Yazılışları ve söylenişleri aynı veya birbirine çok benzeyen, ancak anlamları farklı olan kelime ve kelime gruplarının bir arada kullanılmasına dayanan edebi sanata cinas adı verilir. Cinasın diğer adı “tecnis”dir. Aynı zamanda bir kafiye çeşidi olan cinasın bulunduğu kafiyelere “cinaslı kafiye” denir.
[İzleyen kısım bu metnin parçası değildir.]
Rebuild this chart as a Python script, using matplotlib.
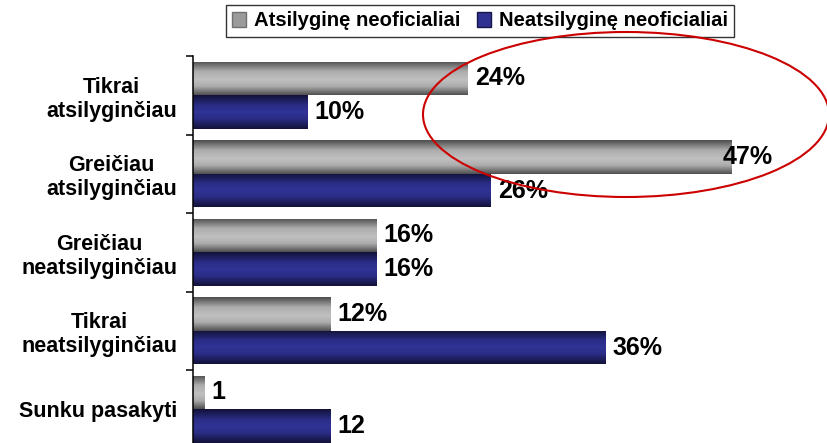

Hem divan şiirinde hem de halk şiirinde cinasa büyük önem verilmiştir. Bu noktada 17. yüzyılın en büyük şairleri arasında sayılan Nabi’ye kulak verebiliriz. Nabi, “kelama vüsat-ı meydan verir cinas” diyerek bu sanatın önemin vurgulamıştır. Cinasın iki çeşidi vardır: Tam cinas ve noksan cinas… Bunlar da kendi içinde alt gruplara ayrılır.
Cinas Örnekleri
Kısmetindir gezdiren yer yer seni
Arşa çıksan akıbet yer yer seni (İbn-i Kemal)
Dûş olup taze bir yâre
Câna açtım taze bir yâre (Enderunlu Vasıf)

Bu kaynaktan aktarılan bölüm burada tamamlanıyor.